I don’t know how to deal with this but. What about the people around you? We absorbed nothing from that sermon. I reread my notes and honestly don’t remember much of it. It was difficult. It was distracting. I come to church to learn and dig deeper. I look forward to hearing what my pastor is going to say. I think it’s important for a church to be informed and guided by the Bible. A lot of this teaching gets done on Sunday mornings. But this Sunday I heard nothing. What about you, parents of loud children? Did you get anything out of the service while you were reading to your kid?

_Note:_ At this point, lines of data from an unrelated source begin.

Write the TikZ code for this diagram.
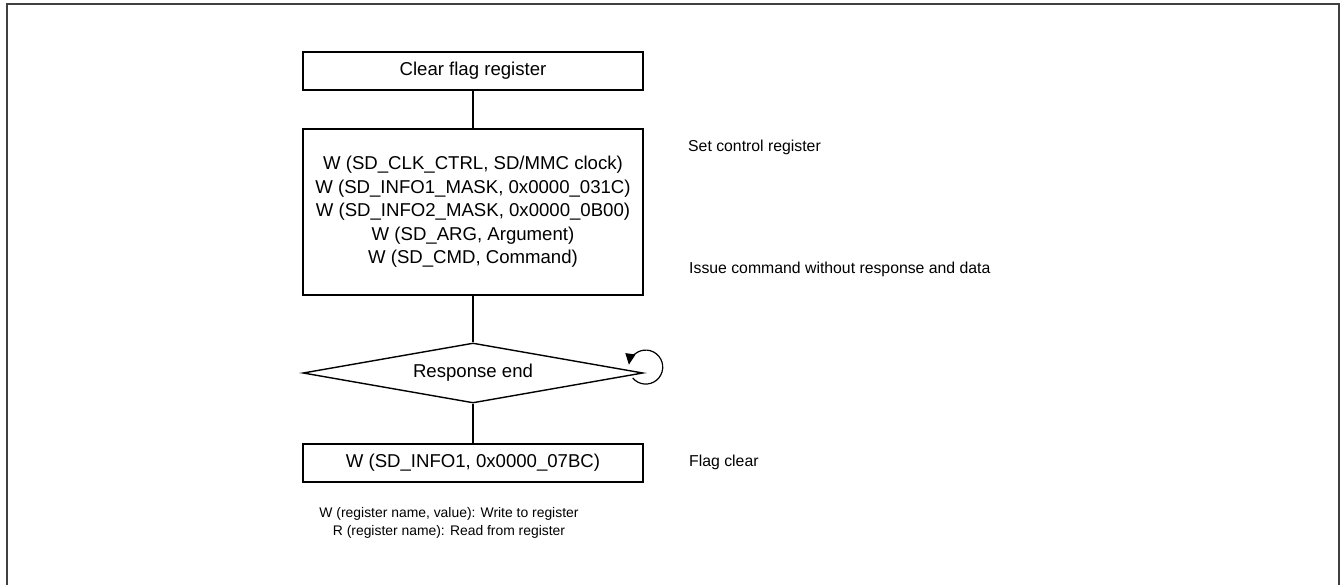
\documentclass[tikz,border=0pt]{standalone}
\usepackage{fontspec}
\setmainfont{Liberation Sans}
\usepackage{tikz}
\usetikzlibrary{shapes.geometric,arrows.meta}
\definecolor{framegray}{HTML}{404040}

\begin{document}
\begin{tikzpicture}[x=1pt,y=1pt,
  stepbox/.style={draw,line width=1.4pt,minimum width=340pt,inner sep=0pt,align=center,font=\fontsize{18.6}{23.5}\selectfont},
  remark/.style={anchor=west,inner sep=0pt,font=\fontsize{15.8}{19}\selectfont},
  link/.style={line width=1.2pt}]
\useasboundingbox (0,0) rectangle (1341,-585);
% Frame
\draw[framegray,line width=2pt] (6.5,-585) -- (6.5,-4.5) -- (1339,-4.5) -- (1339,-585);
% Flow
\node[stepbox,minimum height=38pt] (clear) at (473,-71) {Clear flag register};
\node[stepbox,minimum height=166pt] (setreg) at (473,-212)
  {W (SD\_CLK\_CTRL, SD/MMC clock)\\
   W (SD\_INFO1\_MASK, 0x0000\_031C)\\
   W (SD\_INFO2\_MASK, 0x0000\_0B00)\\
   W (SD\_ARG, Argument)\\
   W (SD\_CMD, Command)};
\node[draw,diamond,line width=1.4pt,aspect=5.67,minimum width=340pt,minimum height=60pt,inner sep=0pt,
  font=\fontsize{18.6}{23.5}\selectfont] (resp) at (473,-373) {Response end};
\node[stepbox,minimum height=38pt] (flagclr) at (473,-463) {W (SD\_INFO1, 0x0000\_07BC)};
\draw[link] (clear) -- (setreg);
\draw[link] (setreg) -- (resp);
\draw[link] (resp) -- (flagclr);
% Wait loop
\draw[link,-{Triangle[length=11pt,width=10pt]}] ([shift={(-11,-5)}]resp.east)
  arc[start angle=-140,end angle=172,radius=17];
% Remarks
\node[remark] (rset) at (688,-147) {Set control register};
\node[remark] (rissue) at (689,-269) {Issue command without response and data};
\node[remark] (rflag) at (689,-462) {Flag clear};
\node[align=center,inner sep=0pt,font=\fontsize{13.9}{18}\selectfont] (legend) at (449,-523)
  {W (register name, value): Write to register\\R (register name): Read from register};
\end{tikzpicture}
\end{document}
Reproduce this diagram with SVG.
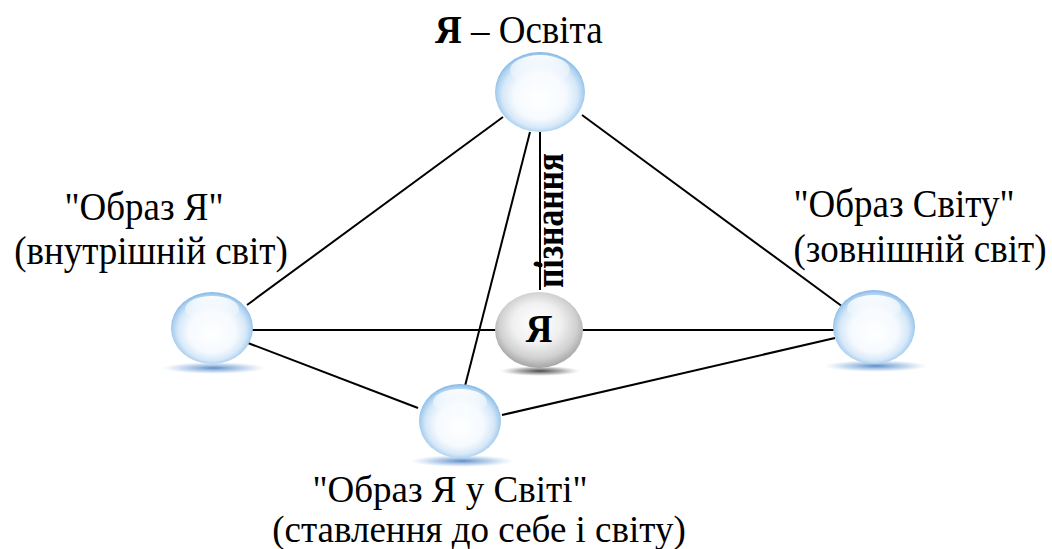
<svg xmlns="http://www.w3.org/2000/svg" width="1052" height="549" viewBox="0 0 1052 549">
  <style>
    .lbl { font-family: "Liberation Serif", "Times New Roman", serif; font-size: 37px; fill: #000; }
    .b { font-weight: bold; }
    .conn { stroke: #000; stroke-width: 2; fill: none; }
  </style>
  <defs>
    <radialGradient id="bubble" cx="50%" cy="52%" r="52%" fx="50%" fy="60%">
      <stop offset="0" stop-color="#ffffff"/>
      <stop offset="0.55" stop-color="#f6fafe"/>
      <stop offset="0.8" stop-color="#d6e8f8"/>
      <stop offset="0.93" stop-color="#a9cff0"/>
      <stop offset="1" stop-color="#82b5e4"/>
    </radialGradient>
    <linearGradient id="hl" x1="0" y1="0" x2="0" y2="1">
      <stop offset="0" stop-color="#ffffff" stop-opacity="0.95"/>
      <stop offset="1" stop-color="#ffffff" stop-opacity="0"/>
    </linearGradient>
    <radialGradient id="bshadow" cx="50%" cy="50%" r="50%">
      <stop offset="0" stop-color="#4a80c2" stop-opacity="0.9"/>
      <stop offset="0.6" stop-color="#7fa9da" stop-opacity="0.45"/>
      <stop offset="1" stop-color="#a9c6ea" stop-opacity="0"/>
    </radialGradient>
    <radialGradient id="grey" cx="50%" cy="45%" r="55%" fx="45%" fy="38%">
      <stop offset="0" stop-color="#ffffff"/>
      <stop offset="0.5" stop-color="#f0f0f0"/>
      <stop offset="0.8" stop-color="#d0d0d0"/>
      <stop offset="1" stop-color="#a4a4a4"/>
    </radialGradient>
    <radialGradient id="gshadow" cx="50%" cy="50%" r="50%">
      <stop offset="0" stop-color="#333333" stop-opacity="0.9"/>
      <stop offset="0.6" stop-color="#666666" stop-opacity="0.45"/>
      <stop offset="1" stop-color="#999999" stop-opacity="0"/>
    </radialGradient>
  </defs>

  <g id="connectors">
    <line class="conn" x1="503" y1="117" x2="247" y2="305"/>
    <line class="conn" x1="582" y1="115" x2="843" y2="307"/>
    <line class="conn" x1="530" y1="132" x2="465" y2="386"/>
    <line class="conn" x1="540" y1="132" x2="540" y2="290"/>
    <circle cx="540" cy="265" r="2.5" fill="#000"/>
    <line class="conn" x1="252" y1="330" x2="500" y2="330"/>
    <line class="conn" x1="580" y1="330" x2="836" y2="330"/>
    <line class="conn" x1="248" y1="343" x2="418" y2="408"/>
    <line class="conn" x1="502" y1="415" x2="835" y2="338"/>
  </g>

  <g id="node-top">
    <ellipse cx="540" cy="92" rx="45" ry="40" fill="url(#bubble)"/>
    <ellipse cx="540" cy="70" rx="30" ry="15" fill="url(#hl)"/>
    <text class="lbl" transform="translate(435,43) scale(1,1.07)"><tspan class="b">Я</tspan> – Освіта</text>
  </g>

  <g id="node-left">
    <ellipse cx="214" cy="368" rx="52" ry="6" fill="url(#bshadow)"/>
    <ellipse cx="212" cy="328" rx="41" ry="36" fill="url(#bubble)"/>
    <ellipse cx="212" cy="309" rx="27" ry="13" fill="url(#hl)"/>
    <text class="lbl" transform="translate(144,220) scale(1,1.07)" text-anchor="middle">"Образ Я"</text>
    <text class="lbl" transform="translate(151,264) scale(1,1.07)" text-anchor="middle">(внутрішній світ)</text>
  </g>

  <g id="node-right">
    <ellipse cx="876" cy="366" rx="52" ry="6" fill="url(#bshadow)"/>
    <ellipse cx="874" cy="327" rx="41" ry="37" fill="url(#bubble)"/>
    <ellipse cx="874" cy="308" rx="27" ry="13" fill="url(#hl)"/>
    <text class="lbl" transform="translate(904,217) scale(1,1.07)" text-anchor="middle">"Образ Світу"</text>
    <text class="lbl" transform="translate(920,262) scale(1,1.07)" text-anchor="middle">(зовнішній світ)</text>
  </g>

  <g id="node-bottom">
    <ellipse cx="462" cy="461" rx="52" ry="6" fill="url(#bshadow)"/>
    <ellipse cx="460" cy="421" rx="41" ry="37" fill="url(#bubble)"/>
    <ellipse cx="460" cy="402" rx="27" ry="13" fill="url(#hl)"/>
    <text class="lbl" x="450" y="502" text-anchor="middle">"Образ Я у Світі"</text>
    <text class="lbl" x="479" y="542" text-anchor="middle">(ставлення до себе і світу)</text>
  </g>

  <g id="node-center">
    <ellipse cx="540" cy="371" rx="40" ry="5" fill="url(#gshadow)"/>
    <ellipse cx="539" cy="330" rx="44" ry="38" fill="url(#grey)"/>
    <text class="lbl b" transform="translate(539,342) scale(1,1.07)" text-anchor="middle">Я</text>
  </g>

  <g id="label-piznannia">
    <text class="lbl b" transform="translate(563,288) rotate(-90) scale(1,1.15)" font-size="30" textLength="135" lengthAdjust="spacingAndGlyphs">пізнання</text>
  </g>
</svg>
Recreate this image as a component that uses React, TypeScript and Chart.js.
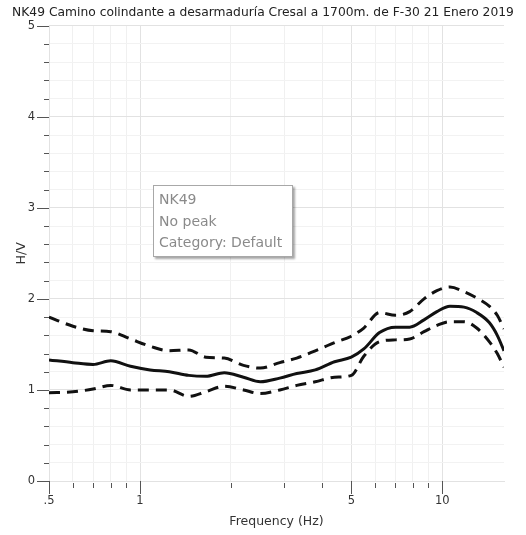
import React, { useEffect, useRef } from "react";
import { Chart, registerables } from "chart.js";

Chart.register(...registerables);

const titleText = "NK49 Camino colindante a desarmaduría Cresal a 1700m. de F-30 21 Enero 2019";
const xAxisTitle = "Frequency (Hz)";
const yAxisTitle = "H/V";
const legendLines = ["NK49", "No peak", "Category: Default"];

const frequencies = [0.5, 0.6, 0.7, 0.8, 0.93, 1.08, 1.25, 1.45, 1.65, 1.9, 2.2, 2.5, 2.9, 3.3, 3.8, 4.4, 5.0, 5.5, 6.2, 7.0, 7.8, 8.7, 9.6, 10.6, 11.8, 13.0, 14.3, 15.2, 16];
const meanHV = [1.33, 1.30, 1.28, 1.32, 1.26, 1.22, 1.20, 1.16, 1.15, 1.19, 1.14, 1.09, 1.13, 1.18, 1.22, 1.31, 1.36, 1.45, 1.63, 1.69, 1.69, 1.77, 1.86, 1.92, 1.91, 1.85, 1.74, 1.60, 1.43];
const upperHV = [1.80, 1.70, 1.65, 1.64, 1.56, 1.48, 1.43, 1.44, 1.36, 1.35, 1.27, 1.24, 1.30, 1.35, 1.43, 1.52, 1.59, 1.68, 1.85, 1.82, 1.86, 2.00, 2.09, 2.13, 2.08, 2.01, 1.92, 1.82, 1.67];
const lowerHV = [0.97, 0.98, 1.01, 1.05, 1.00, 1.00, 1.00, 0.93, 0.98, 1.04, 1.00, 0.96, 1.00, 1.05, 1.09, 1.14, 1.16, 1.37, 1.53, 1.55, 1.56, 1.64, 1.71, 1.75, 1.75, 1.68, 1.53, 1.40, 1.25];

const xTickValues = [0.5, 0.6, 0.7, 0.8, 0.9, 1, 2, 3, 4, 5, 6, 7, 8, 9, 10];
const xMajorTicks = [0.5, 1, 5, 10];
const xTickLabels: Record<string, string> = { "0.5": ".5", "1": "1", "5": "5", "10": "10" };
const xMin = 0.5;
const xMax = 16;
const yMin = 0;
const yMax = 5;
const yStep = 0.2;

const FONT = "'DejaVu Sans', sans-serif";

const tickMarksPlugin = {
  id: "tickMarks",
  afterDraw(chart: any) {
    const { ctx, chartArea } = chart;
    const xs = chart.scales.x;
    const ys = chart.scales.y;
    ctx.save();
    ctx.strokeStyle = "#555";
    ctx.lineWidth = 1;
    ctx.beginPath();
    for (let i = 0; i <= Math.round((yMax - yMin) / yStep); i++) {
      const v = yMin + i * yStep;
      const py = Math.round(ys.getPixelForValue(v)) + 0.5;
      const isMajor = Math.abs(v - Math.round(v)) < 1e-6;
      const len = isMajor ? 12 : 5;
      ctx.moveTo(chartArea.left - len, py);
      ctx.lineTo(chartArea.left, py);
    }
    for (const v of xTickValues) {
      const px = Math.round(xs.getPixelForValue(v)) + 0.5;
      const isMajor = xMajorTicks.includes(v);
      ctx.moveTo(px, chartArea.bottom + (isMajor ? 0 : 2));
      ctx.lineTo(px, chartArea.bottom + (isMajor ? 13 : 7));
    }
    ctx.stroke();
    ctx.restore();
  },
};

export default function App() {
  const canvasRef = useRef<HTMLCanvasElement | null>(null);

  useEffect(() => {
    if (!canvasRef.current) return;
    const mk = (arr: number[]) => frequencies.map((f, i) => ({ x: f, y: arr[i] }));
    const chart = new Chart(canvasRef.current, {
      type: "line",
      data: {
        datasets: [
          {
            label: "Upper",
            data: mk(upperHV),
            borderColor: "#111",
            borderWidth: 3,
            borderDash: [11, 7],
            pointRadius: 0,
            fill: false,
            cubicInterpolationMode: "monotone",
          },
          {
            label: "Mean",
            data: mk(meanHV),
            borderColor: "#111",
            borderWidth: 3,
            pointRadius: 0,
            fill: false,
            cubicInterpolationMode: "monotone",
          },
          {
            label: "Lower",
            data: mk(lowerHV),
            borderColor: "#111",
            borderWidth: 3,
            borderDash: [11, 7],
            pointRadius: 0,
            fill: false,
            cubicInterpolationMode: "monotone",
          },
        ],
      },
      options: {
        animation: false,
        responsive: true,
        maintainAspectRatio: false,
        layout: { padding: 0 },
        plugins: {
          legend: { display: false },
          tooltip: { enabled: false },
          title: {
            display: true,
            text: titleText,
            color: "#222",
            font: { family: FONT, size: 12.3, weight: "normal" },
            padding: { top: 5, bottom: 6 },
          },
        },
        scales: {
          x: {
            type: "logarithmic",
            min: xMin,
            max: xMax,
            afterBuildTicks: (scale: any) => {
              scale.ticks = xTickValues.map((v) => ({ value: v }));
            },
            afterFit: (scale: any) => {
              scale.height = 54;
            },
            ticks: {
              autoSkip: false,
              maxRotation: 0,
              padding: 13,
              color: "#333",
              font: { family: FONT, size: 11.5 },
              callback: (v: any) => xTickLabels[String(v)] ?? "",
            },
            grid: {
              drawTicks: false,
              color: (c: any) => (xMajorTicks.includes(c.tick?.value) ? "#e2e2e2" : "#f0f0f0"),
            },
            border: { color: "#e2e2e2" },
            title: {
              display: true,
              text: xAxisTitle,
              color: "#333",
              font: { family: FONT, size: 12.5 },
              padding: { top: 0, bottom: 6 },
            },
          },
          y: {
            type: "linear",
            position: "left",
            min: yMin,
            max: yMax,
            afterFit: (scale: any) => {
              scale.width = 49;
            },
            ticks: {
              stepSize: yStep,
              autoSkip: false,
              padding: 14,
              color: "#333",
              font: { family: FONT, size: 11.5 },
              callback: (v: any) => (Math.abs(v - Math.round(v)) < 1e-6 ? String(Math.round(v)) : ""),
            },
            grid: {
              drawTicks: false,
              color: (c: any) => {
                const v = c.tick?.value ?? 0;
                return Math.abs(v - Math.round(v)) < 1e-6 ? "#e2e2e2" : "#f2f2f2";
              },
            },
            border: { color: "#e2e2e2" },
            title: {
              display: true,
              text: yAxisTitle,
              color: "#333",
              font: { family: FONT, size: 12.5 },
              padding: { top: 14, bottom: 0 },
            },
          },
          yRight: {
            type: "linear",
            position: "right",
            display: true,
            afterFit: (scale: any) => {
              scale.width = 22;
            },
            ticks: { display: false },
            grid: { display: false, drawTicks: false },
            border: { display: false },
          },
        },
      },
      plugins: [tickMarksPlugin],
    } as any);
    return () => chart.destroy();
  }, []);

  return (
    <div style={{ position: "absolute", left: 0, top: 0, width: 526, height: 535, background: "#fff" }}>
      <canvas ref={canvasRef} />
      <div
        style={{
          position: "absolute",
          left: 153,
          top: 185,
          width: 140,
          height: 72,
          boxSizing: "border-box",
          border: "1px solid #a8a8a8",
          background: "#fff",
          boxShadow: "2px 2px 2px rgba(0,0,0,0.35)",
          padding: "3px 0 0 5px",
          color: "#8a8a8a",
          fontFamily: FONT,
          fontSize: 14,
          lineHeight: "21.5px",
          whiteSpace: "nowrap",
          zIndex: 2,
        }}
      >
        {legendLines.map((l) => (
          <div key={l}>{l}</div>
        ))}
      </div>
    </div>
  );
}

Did your kids benefit from being in “big church”? I do know that we have an awesome kids program which would be fun for your kiddies as well as give you the opportunity to learn with the general congregation. While it’s true that kids can learn from sermons, the kid’s program is designed for them specifically.
I was thinking about this all day. Is it something I have to get over? Is the blame placed on the parents? Do we have any ground to stand on as members of the church to say, “I like that you’re here, but it’s difficult to hear” to those parents? Or is that a big giant load of disrespectful hypocritical dung since we were giggling the whole time, too? I’m not sure.
During our post-church debrief, my dad said it best:
Kids don’t know how to sit still and be quiet. It’s not their fault. They need to be taught these things. If you want your kids to sit in church with you, you have to build up their stamina. Start with five minutes of quiet. Then gradually increase to ten and fifteen and twenty. You have to build it up. These things need to be taught.
Wise words from my daddio. While it’s important to teach your kids the role of a church community, it’s also important to teach them how to be respectful of that community. Kids don’t know how to do this stuff on their own. That’s why they have us, to teach them. Teach them to be loud and joyful and pleasant and wonderful tiny human beings. We all need that spunk in our lives. But also teach them to slow down and listen. Teach them patience and quiet and how to learn. They’ll get there, eventually.
But until then, the Information Island needs to hand out muzzles.
How do you deal with loud kids in church?